For an unusual centerpiece for your next party, consider creating an underwater arrangement. At right is one of the entries in the “Water, Water Everywhere” category, created by Christine Wheaton.
The arrangement features aloe (Aloe aristata). The blossoms are from a houseplant called crown of thorns (Euphorbia milli “Short & Sweet”). The blossoms are attached to the aloe as well as to corkscrew willow twigs (Salix babilonica var. pekinensis totulosa).
Creating an underwater flower arrangement can be tricky because the plant materials won’t stay submerged without help. What Wheaton did to keep the twigs from floating around was to drill holes in a stone and insert the twigs. The twigs expand when they’re underwater, making them more secure.
Wheaton used green twist-tie material to secure the aloe; the wire is hidden by rocks. Jewelry wire and florist putty was used to secure the pink flowers to the twigs.
She noted that you could also use a pin flower frog to secure plant materials in an underwater arrangement, then hide the flower frog with stones.
When choosing plants for a submerged arrangement, you want something that will hold up under water for a period of time. Wheaton chose the aloe and crown of thorn blossoms because they’re fleshy and would hold up throughout the weekend of the flower show.
Another great idea you could use for a party is creating a flower arrangement in an egg shell. Donna Ruminski created the miniature design at left in the “Easter” category of the “Springtime Celebrations” section. It uses grass and sweet woodruff. (I think something like this would be darling as favors at a baby shower, too.)

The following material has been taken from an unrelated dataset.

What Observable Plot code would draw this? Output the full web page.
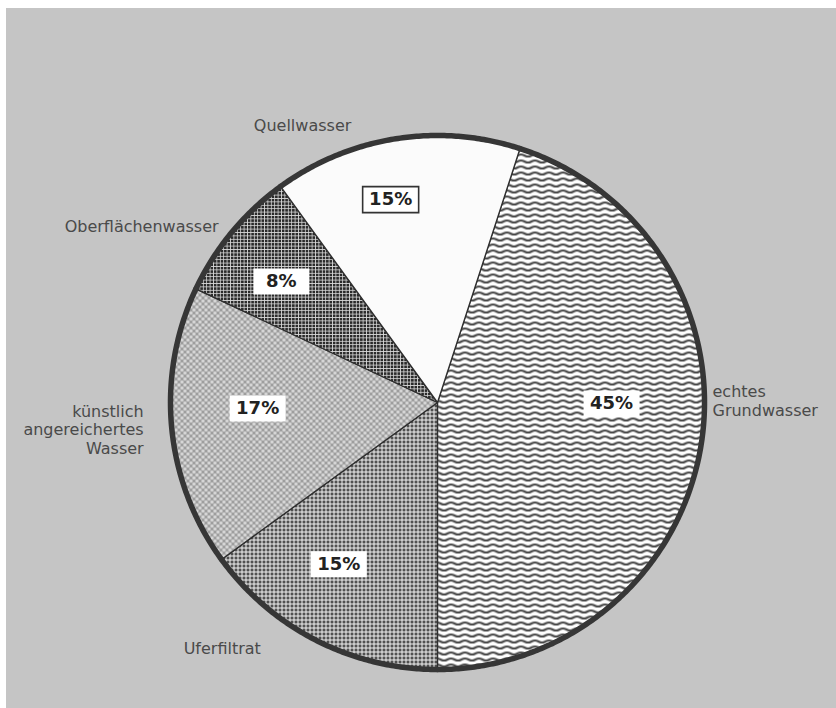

- Exhibition table Type I – Joan Lingenfelter
- Freestanding design – Joanne Sears
- Underwater design – Christine Wheaton
- Miniature design (fresh material) – Joy Bucknam
- Miniature hanging design (dried material) – Sarah Tobin
- Miniature design (fresh and dried material) – Christine Wheaton
- Functional tray for one – Chris Hausauer
- Interpretive design – Sarah Tobin
- Expressive design – Ruthie Van Splunder
The show also included educational exhibits on using water wisely and on native plants.
The show was presented in cooperation with the Holland Kiwanis Club’s Annual Tulip Festival.